Secondo gli inquirenti, era diventato una sorta di ambasciatore di Rinzivillo e spesso si muoveva su commissione del boss, anche quando il capo si trovava a Roma, dove risiedeva abitualmente. Nelle carte dell’indagine, si passano al setaccio i presunti rapporti di fiducia tra Ferrara e Rinzivillo, che sarebbero andati ben oltre il mandato legale. L’avvocato, anche se non c’è stata la ricostruzione di veri e propri fatti criminali, avrebbe partecipato attivamente a presunti affari illeciti. Dopo l’arresto di Rinzivillo, l’attenzione degli inquirenti si è quasi del tutto concentrata sul legale, intercettato anche a bordo della sua Fiat 500x.

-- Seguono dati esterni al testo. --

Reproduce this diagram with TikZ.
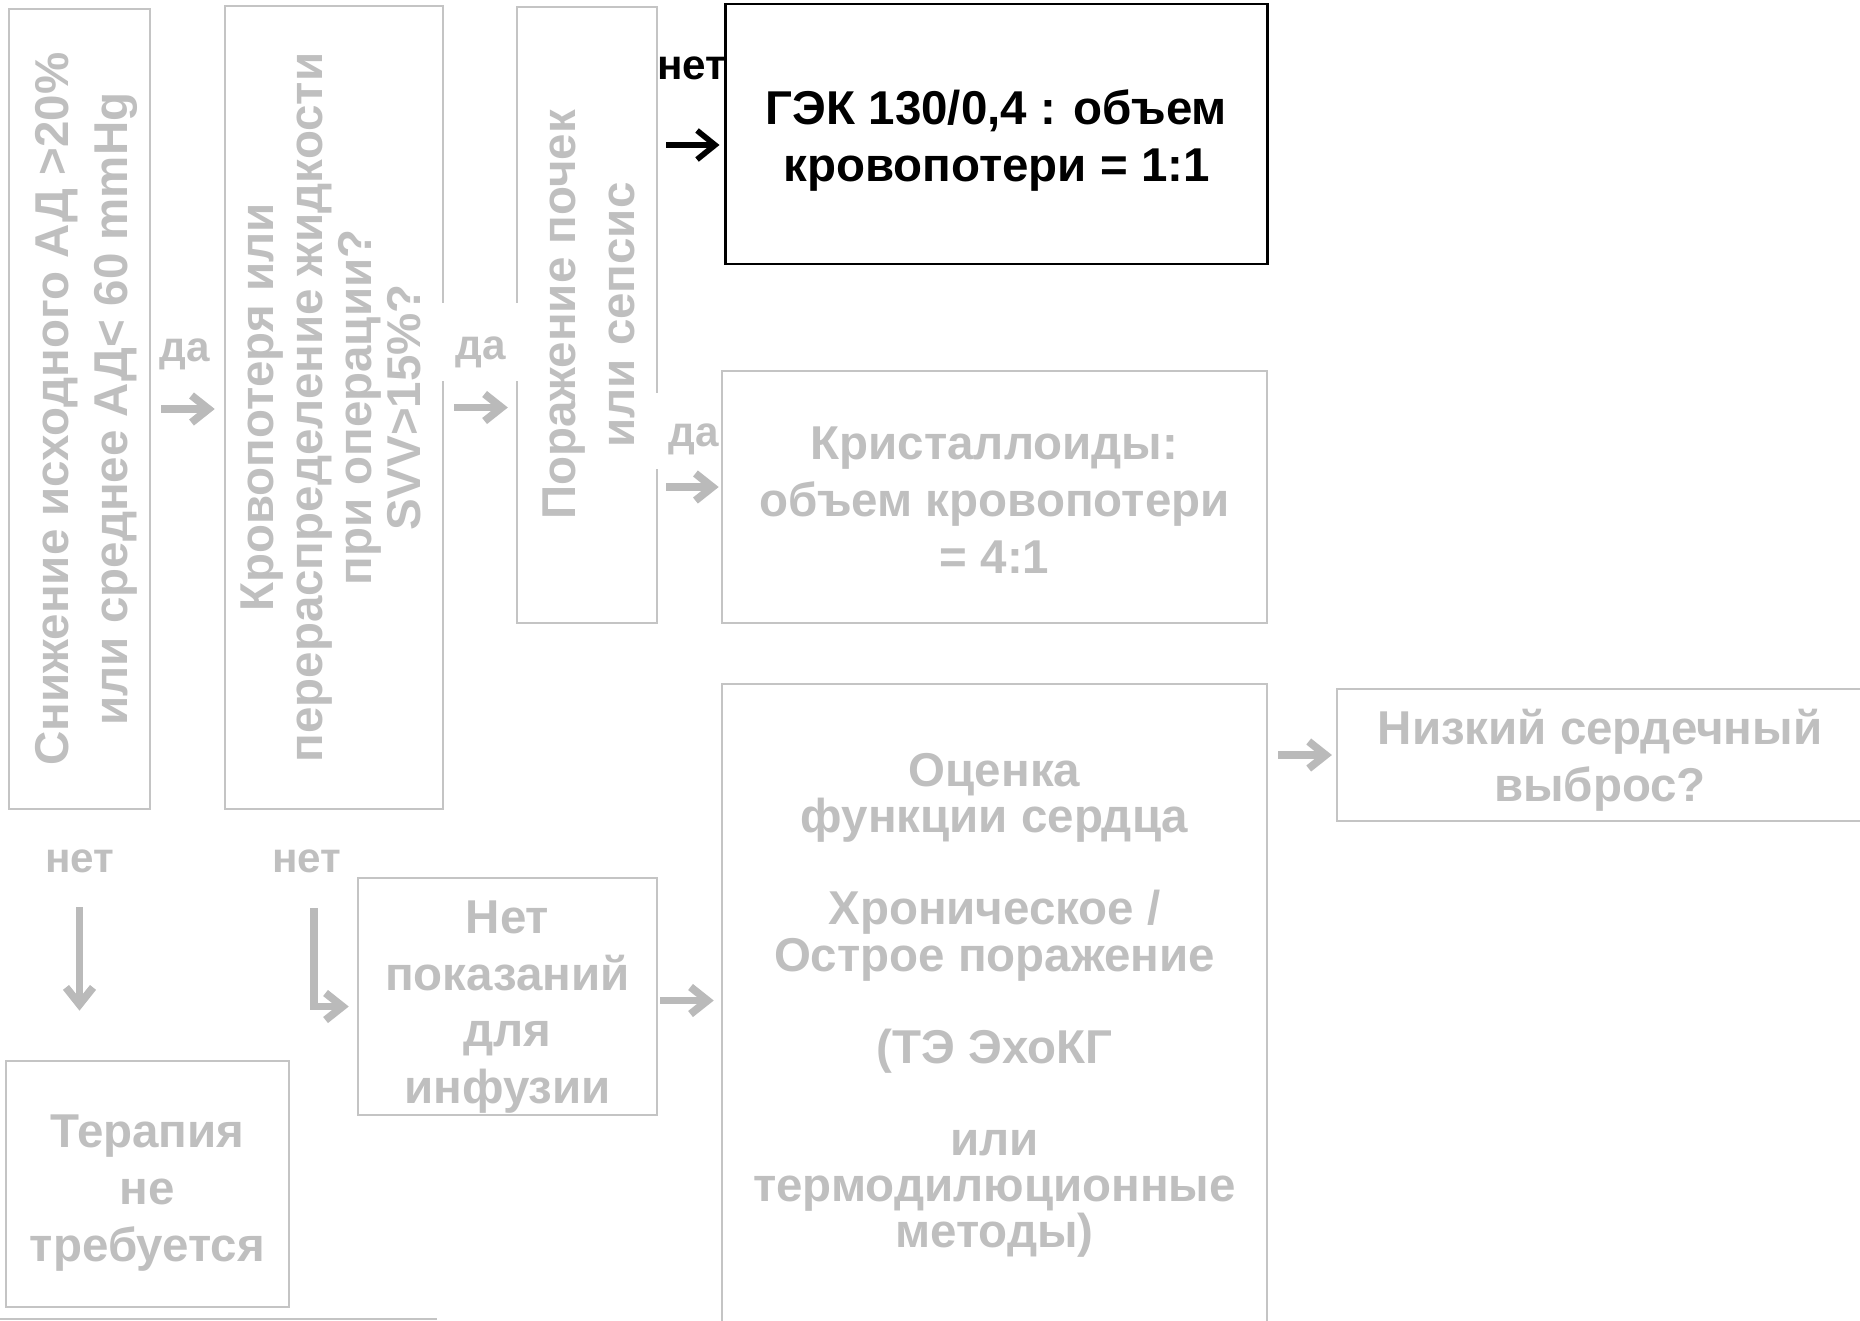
\documentclass[tikz,border=0pt]{standalone}
\usepackage{fontspec}
\setmainfont{Liberation Sans}
\usetikzlibrary{arrows.meta,positioning,calc}
\definecolor{txtgray}{RGB}{191,191,191}
\definecolor{linegray}{RGB}{196,196,196}
\definecolor{argray}{RGB}{186,186,186}
\newcommand{\topgap}[1]{\rule{0pt}{#1}}
\tikzset{
  box/.style={rectangle, draw=linegray, line width=0.6pt, fill=white,
    inner sep=0pt, align=center, text=txtgray,
    font=\fontsize{13.5}{16.2}\selectfont\bfseries},
  boxblack/.style={box, draw=black, line width=0.8pt, text=black},
  vtext/.style={rotate=90, inner sep=0pt, align=center, text=txtgray},
  lab/.style={inner sep=0pt, text=txtgray, font=\fontsize{12}{14}\selectfont\bfseries},
  gap/.style={fill=white, inner sep=0pt},
  ar/.style={-{Straight Barb[length=1.7mm,width=2.7mm]}, line width=2.2pt, draw=argray},
  arblack/.style={-{Straight Barb[length=1.8mm,width=2.9mm]}, line width=1.6pt, draw=black},
}

\begin{document}
\begin{tikzpicture}[x=0.01cm, y=-0.01cm]
\useasboundingbox (0,0) rectangle (1860,1320);

% ===================== LEFT : VERTICAL QUESTIONS =====================
\node[box, minimum width=1.41cm, minimum height=8.00cm] (A) at (79.5,409) {};
\node[box, minimum width=2.18cm, minimum height=8.03cm] (B) at (334,407.5) {};
\node[box, minimum width=1.40cm, minimum height=6.16cm] (C) at (587,315) {};

\node[vtext, font=\fontsize{13.5}{16.8}\selectfont\bfseries] (At) at ($(A.center)+(7,0)$)
  {Снижение исходного АД >20\%\\или среднее АД< 60 mmHg};
\node[vtext, font=\fontsize{13.5}{13.9}\selectfont\bfseries] (Bt) at ($(B.center)+(-3,0)$)
  {Кровопотеря или\\перераспределение жидкости\\при операции?\\SVV>15\%?};
\node[vtext, font=\fontsize{13.5}{16.8}\selectfont\bfseries] (Ct) at ($(C.center)+(2,0)$)
  {Поражение почек\\или сепсис};

% white grounds of the labels cut the borders
\node[gap, minimum width=0.80cm, minimum height=0.77cm] (gap2) at (481,342) {};
\node[gap, minimum width=0.66cm, minimum height=0.76cm] (gap3) at (688,431) {};

\node[lab] (da1) at (185,354) {да};
\node[lab] (da2) at (481,352) {да};
\node[lab] (da3) at (694,439) {да};
\node[lab, text=black] (net0) at (692,68) {нет};
\node[lab] (net1) at (80,861) {нет};
\node[lab] (net2) at (307,861) {нет};

% ===================== RIGHT : THERAPY BOXES =====================
\node[boxblack, minimum width=5.41cm, minimum height=2.60cm] (D) at (996.5,134)
  {\topgap{13.7pt}ГЭК 130/0,4 : объем\\кровопотери = 1:1};
\node[box, minimum width=5.45cm, minimum height=2.52cm] (E) at (994.5,497)
  {\topgap{11.2pt}Кристаллоиды:\\объем кровопотери\\= 4:1};
\node[box, minimum width=5.45cm, minimum height=6.38cm,
  font=\fontsize{13.5}{13.1}\selectfont\bfseries] (F) at (994.5,1003)
  {\topgap{10.8pt}Оценка\\функции сердца\\[13.1pt]Хроническое /\\Острое поражение\\[13.1pt](ТЭ ЭхоКГ\\[13.1pt]или\\термодилюционные\\методы)};
\node[box, minimum width=5.26cm, minimum height=1.32cm] (G) at (1600,755)
  {\topgap{13.3pt}Низкий сердечный\\выброс?};
\node[box, minimum width=2.99cm, minimum height=2.37cm] (H) at (507.5,996.5)
  {\topgap{15.3pt}Нет\\показаний\\для\\инфузии};
\node[box, minimum width=2.83cm, minimum height=2.46cm] (I) at (147.5,1184)
  {\topgap{14.3pt}Терапия\\не\\требуется};

\draw[linegray, line width=0.5pt] (0,1319) -- (437,1319);

% ===================== ARROWS =====================
\draw[ar, shorten <=2.9pt, shorten >=2.6pt] (A.east) -- (A.east -| B.west);
\draw[ar, shorten <=2.9pt, shorten >=2.3pt] (B.east) -- (B.east -| C.west);
\draw[arblack, shorten <=2.3pt, shorten >=1.4pt] ($(C.east |- D.west)+(0,11)$) -- ($(D.west)+(0,11)$);
\draw[ar, shorten <=2.3pt, shorten >=0.6pt] ($(C.east |- E.west)+(0,-10)$) -- ($(E.west)+(0,-10)$);
\draw[ar, shorten <=27.6pt, shorten >=14pt] (A.south) -- (A.south |- I.north);
\draw[ar, shorten <=27.9pt, shorten >=2.3pt] ($(B.south)+(-20,0)$) |- ($(H.west)+(0,10)$);
\draw[ar, shorten <=0.6pt, shorten >=2pt] ($(H.east)+(0,4)$) -- ($(H.east -| F.west)+(0,4)$);
\draw[ar, shorten <=2.9pt, shorten >=1.1pt] (F.east |- G.west) -- (G.west);

\end{tikzpicture}
\end{document}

Nel corso di una conversazione, intrattenuta con un amico, Ferrara avrebbe spiegato il sistema che usava per comunicare con Rinzivillo durante i colloqui in carcere. Alcuni fogli, con messaggi già scritti, venivano inseriti in carpette o tra le migliaia di pagine dell’ordinanza “Extra Fines-Druso”, di modo da sfuggire ai controlli. Gli ordini del boss venivano poi recapitati all’esterno. Sono stati monitorati i rapporti con altri indagati. Ferrara avrebbe avuto pesanti screzi con Benedetto Rinzivillo, che in base all’inchiesta, sosteneva economicamente i cugini ergastolani, e con Giuseppe Incorvaia. Avrebbe fatto da paciere anche quando un suo cugino, rappresentante di carni, avrebbe subito pesanti intimidazioni da Benedetto Rinzivillo, che lo avrebbe minacciato imponendogli di non rifornire suoi clienti. Secondo i magistrati, il giovane avvocato, era “organico al clan Rinzivillo”. Da quanto emerge, nei rapporti con Carmelo Collodoro (indagato ma non sottoposto a misura cautelare), Ferrara avrebbe tentato di far incidere la sua attività professionale, attraverso possibili acquisiti all’asta di terreni e immobili. Per i pm, avrebbe tentato di riciclare denaro dei clan, anche se non ci sono dati concreti rispetto ad un’attività illecita di questo tipo.